古い自動車を対象としたSH以前の規格は廃止となっており、2001年にSL、2004年にSM、2010年にSN、そして2020年5月にSPが流通するようになりました。

比較的新しいSL以降では、省燃費性・排ガス浄化・オイル劣化防止などの効果が付加されています。

SNからSPになってどのような違いと差がある?

従来のSNから新しいSPが登場し、何が変わったのでしょうか。

違いはエンジンオイルの性能にあります。SPでは全体的にさまざまな性能が大幅に向上しています。特に違う点を以下で解説していきます。

SNとSPの違い①LSPI

LSPIとは、『Low Speed Pre-Ignition』の略称で、ガソリンを直接シリンダー内に噴射する直噴エンジンで起こるトラブルのことです。

点火前の不完全燃焼・ノッキング(異音や振動)などの異常燃焼が発生し、この回数が多いほどエンジンへのダメージが大きくなります。

SNでは24回程度起こるとされていたLSPIが、新しい規格であるSPでは、ほぼ0回となったことで注目を集めました。

また、エンジンオイルによっては、LSPI対応と表記されたものもあるため、お困りでしたら探して見るとよいかもしれません。

SNとSPの違い②タイミングチェーン摩耗

タイミングチェーンとは、バルブを駆動させてカムシャフト(給排気に関するパーツ)を回すことでエンジンを始動させるチェーンです。タイミングベルトとは異なり、交換頻度が非常に低いどころか、はっきりとした交換時期の目安がありません。

このタイミングチェーンが摩耗すると、エンジンへの負荷が大きくなってしまいます。

SNやそれ以前のエンジンオイルでは、タイミングチェーンの摩耗対策はされていません。

上記のLSPI同様にSNからSPに登場したことで、格段に恩恵が受けられるパーツといえるでしょう。

SNとSPの違い③省燃費性能

エンジンオイルによって、燃費も左右されます。SNとSPを比較すると、標準的なエンジンオイルで燃費が約3〜4%向上しています。

もちろん、いくら性能のよいオイルでも古いまま使用していると燃費は悪くなります。SPのオイルであっても、定期的に交換しましょう。

SNとSPの違い④スラッジコントロール

スラッジとは、エンジン内のすすや汚れを指します。エンジンオイルを人間の血液に例えるならば、スラッジは中性脂肪や血栓のようなものです。

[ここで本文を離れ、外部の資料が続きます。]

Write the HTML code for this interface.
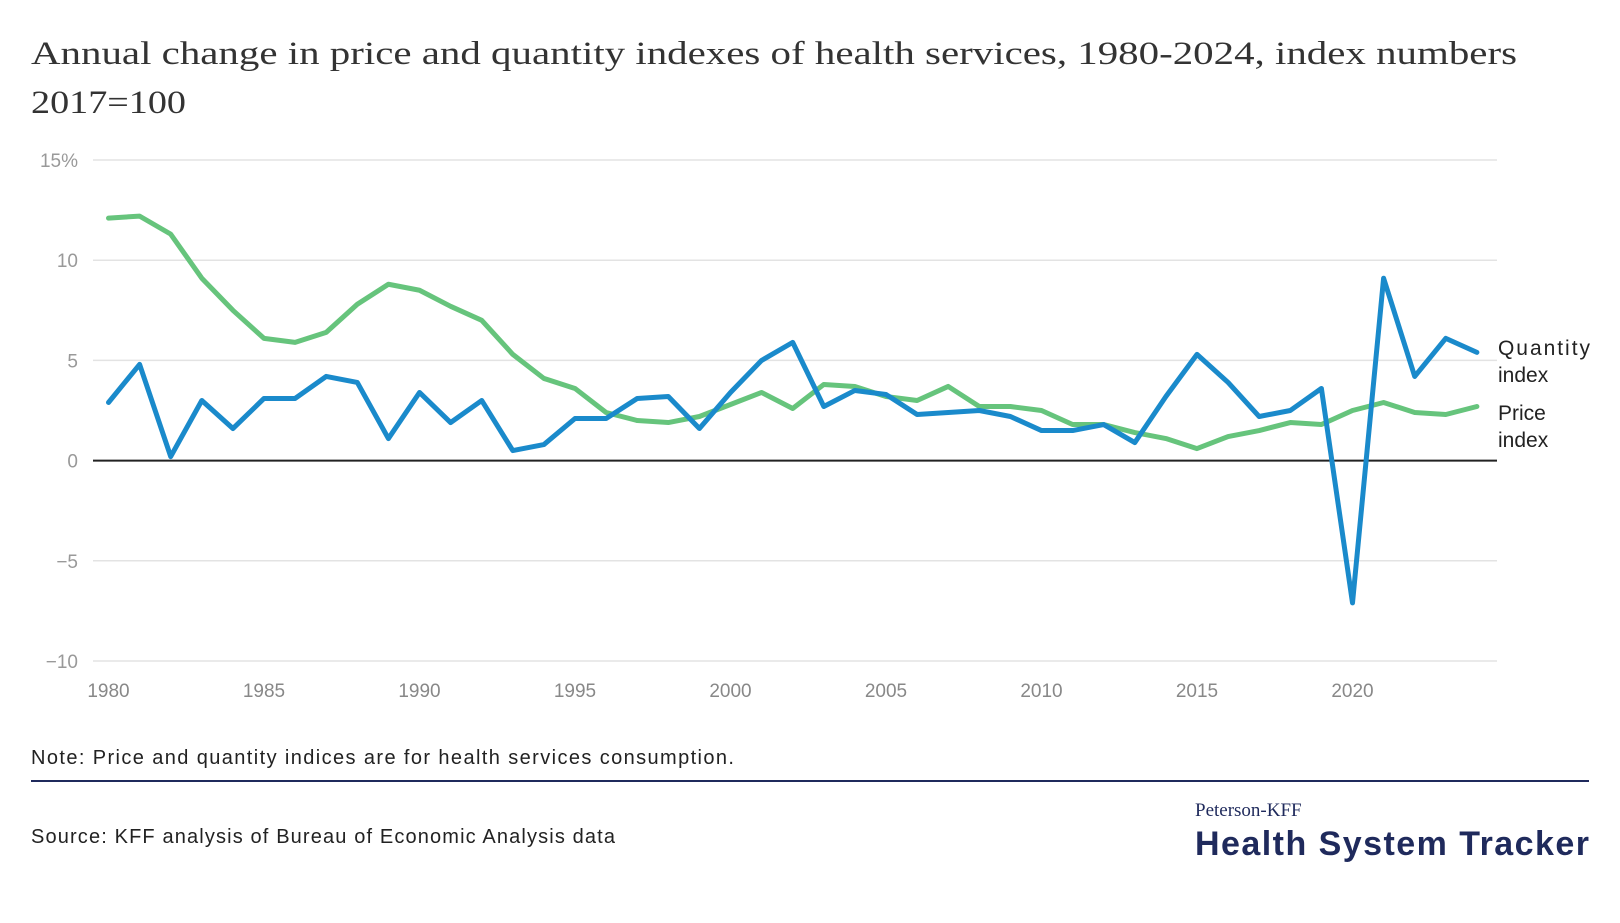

SPのエンジンオイルは、SNよりスラッジコントロールが向上しており、清浄分散作用のアップにより、エンジンが円滑に回転し、始動が安定したり振動が減ったりするメリットがあります。

街乗りのように頻繁にゴー&ストップを繰り返す場合はオイルの温度が上がりにくく、スラッジが発生しやすい状況では、特にSPが最適です。もちろん、SPでも定期的なオイル交換は必要のため、忘れないように注意しましょう。

SNとSPのエンジンオイルを混ぜるとどうなる?

SNやSPはいわゆるグレードを示しています。グレードにより、燃費の良さや耐久性の高さなどに差があるため、グレードの異なるエンジンオイルを混ぜると、付加された効果が発揮できない場合があります。

故障のリスクは低いかもしれませんが、混ぜるのはやめておきましょう。

まとめ|SP規格のエンジンオイルはSN規格より大幅に性能アップしている

SPのエンジンオイルは、従来のSNよりも、大幅に性能がアップしています。

LSPIがほぼ0回となり、エンジンの負荷が軽減されます。また、チェーンの摩耗対策がされているなど、SNより格段に質の高いエンジンオイルであるため使わない手はありません。

規格が違うオイルを混ぜると効果が発揮できない可能性があるため、SPに変更する際は、オイルは全量交換しましょう。